Paul Wilson is telling me about their new chilli garlic halloumi and how it’s ‘fantastic over summer served with a green paw-paw salad,’ and my imagination is fired. It’s a rare thing for this hinterland business – around for some 17 years now, Paul and Kerry at the helm – to introduce a new cheese as ‘we try to stay focused on traditionally hand-made cheeses.’ And their stable of 12 – best sellers the Nashua washed rind and Tintenbar triple cream – include both cow and goat milk cheeses.
It’s a glorious environment out there, ‘a real working farm’ as Paul describes it, the animals roaming freely, the goats feeding on weeds – prickly fig, lantana – which informs the gorgeous flavours of their cheese (plus, Paul told me once, they make great lawn-mowers). This is regenerative farming at its best, using the farm as an ecosystem, relying on the region’s high rainfall and fertile volcanic soils for growing the grass. What’s more, there’s a cafe where ‘families can see, enjoy and understand… how food is produced so they aren’t tempted to go down internet bullshit rabbit-holes of misinformation…’
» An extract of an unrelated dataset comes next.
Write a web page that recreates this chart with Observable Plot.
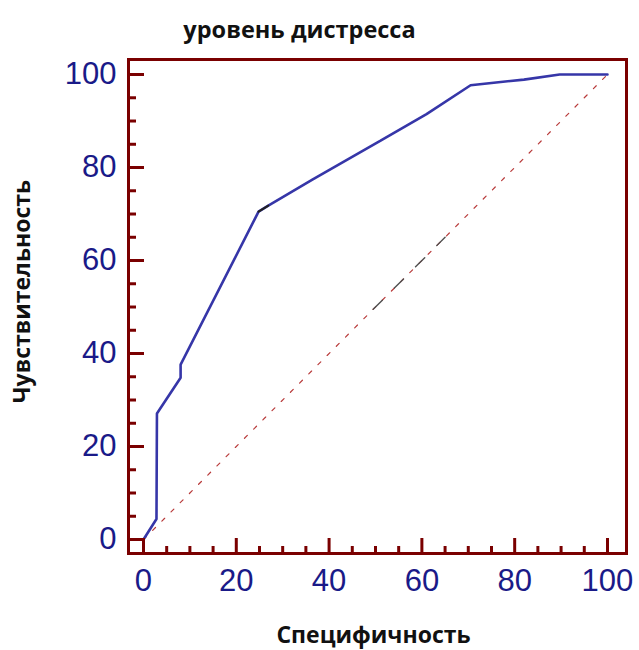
<!DOCTYPE html>
<html>
<head>
<meta charset="utf-8">
<script src="https://cdn.jsdelivr.net/npm/d3@7"></script>
<script src="https://cdn.jsdelivr.net/npm/@observablehq/plot@0.6"></script>
<style>
  body { margin: 0; background: #fff; }
  #chart svg { display: block; }
</style>
</head>
<body>
<div id="chart"></div>
<script>
// ROC curve: 100 - specificity (x) vs sensitivity (y), in percent
const rocX = [0, 2.8, 2.9, 8.0, 8.0, 24.8, 26.9, 36.4, 51.1, 61.0, 70.5, 76.0, 82.0, 89.7, 100];
const rocY = [0, 4.4, 27.1, 34.8, 37.6, 70.5, 71.8, 77.4, 85.8, 91.5, 97.7, 98.3, 98.9, 100, 100];

// short darker stretch of the curve
const kinkX = [24.8, 26.9];
const kinkY = [70.5, 71.8];

// reference diagonal (chance line) and its darker dashed middle part
const diagX = [0, 100];
const diagY = [0, 100];
const diagMidX = [49.5, 65];
const diagMidY = [49.5, 65];

const majorTicks = [0, 20, 40, 60, 80, 100];
const minorTicks = [5, 10, 15, 25, 30, 35, 45, 50, 55, 65, 70, 75, 85, 90, 95];

const title = "уровень дистресса";
const xLabel = "Специфичность";
const yLabel = "Чувствительность";

const curve = rocX.map((x, i) => ({x, y: rocY[i]}));
const kink = kinkX.map((x, i) => ({x, y: kinkY[i]}));
const diag = diagX.map((x, i) => ({x, y: diagY[i]}));
const diagMid = diagMidX.map((x, i) => ({x, y: diagMidY[i]}));

const frameColor = "#7a0000";
const labelColor = "#1a1a88";
const tickFont = "'Liberation Sans', Arial, sans-serif";
const titleFont = "'Open Sans', 'Noto Sans', sans-serif";

const chart = Plot.plot({
  width: 639,
  height: 650,
  marginLeft: 128,
  marginRight: 13,
  marginTop: 59,
  marginBottom: 97,
  style: {fontFamily: tickFont, background: "#fff"},
  x: {domain: [-3.23, 104.1]},
  y: {domain: [-3.01, 103.23]},
  marks: [
    // chance diagonal
    Plot.line(diag, {x: "x", y: "y", stroke: "#b83a3a", strokeWidth: 1.2, strokeDasharray: "4,9"}),
    Plot.line(diagMid, {x: "x", y: "y", stroke: "#505050", strokeWidth: 1.4, strokeDasharray: "13,17"}),
    // ROC curve
    Plot.line(curve, {x: "x", y: "y", stroke: "#3636a8", strokeWidth: 2.6, strokeLinejoin: "miter"}),
    Plot.line(kink, {x: "x", y: "y", stroke: "#222", strokeWidth: 2}),
    // inward ticks
    Plot.axisY(majorTicks, {tickSize: -16, fill: "none", label: null, stroke: frameColor, strokeWidth: 3}),
    Plot.axisY(minorTicks, {tickSize: -8, fill: "none", label: null, stroke: frameColor, strokeWidth: 3}),
    Plot.axisX(majorTicks, {tickSize: -15, fill: "none", label: null, stroke: frameColor, strokeWidth: 3}),
    Plot.axisX(minorTicks, {tickSize: -7, fill: "none", label: null, stroke: frameColor, strokeWidth: 3}),
    // tick labels
    Plot.axisY(majorTicks, {tickSize: 0, tickPadding: 12, label: null, fill: labelColor, fontSize: 31}),
    Plot.axisX(majorTicks, {tickSize: 0, tickPadding: 15, label: null, fill: labelColor, fontSize: 31}),
    Plot.frame({stroke: frameColor, strokeWidth: 3}),
    // title and axis titles
    Plot.text([title], {frameAnchor: "top-left", dx: 171, dy: -29, text: d => d, textAnchor: "middle", lineAnchor: "middle",
      fontFamily: titleFont, fontWeight: "bold", fontSize: 23.5, fill: "#111"}),
    Plot.text([xLabel], {frameAnchor: "bottom-left", dx: 245, dy: 82, text: d => d, textAnchor: "middle", lineAnchor: "middle",
      fontFamily: titleFont, fontWeight: "bold", fontSize: 23, fill: "#111"}),
    Plot.text([yLabel], {frameAnchor: "left", dx: -106, dy: -15, rotate: -90, text: d => d, textAnchor: "middle", lineAnchor: "middle",
      fontFamily: titleFont, fontWeight: "bold", fontSize: 23, fill: "#111"})
  ]
});

document.getElementById("chart").appendChild(chart);
</script>
</body>
</html>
And indeed, appreciate the vast difference between heavily industrialised, mass-produced cheeses and these precious, artisanal, hand-made cheeses like Paul and Kerry’s. In the Studd sibling’s recently published book
‘The Best Things in Life are Cheese’, they talk about how ‘the introduction of sophisticated and dependable cheesemaking technologies, fast and reliable transport, refrigeration and globalisation marked the beginning of the end for most small producers.’
But not all. And we must support the survivors. ‘When people buy something from us’, Paul says, ‘we hope they understand they are supporting a better way to produce food over industrial food production systems, which are destroying the planet’s life support systems and our health.’
Nimbin Valley Cheese are at Mullum Farmers Market every Friday from 7am to 11 am.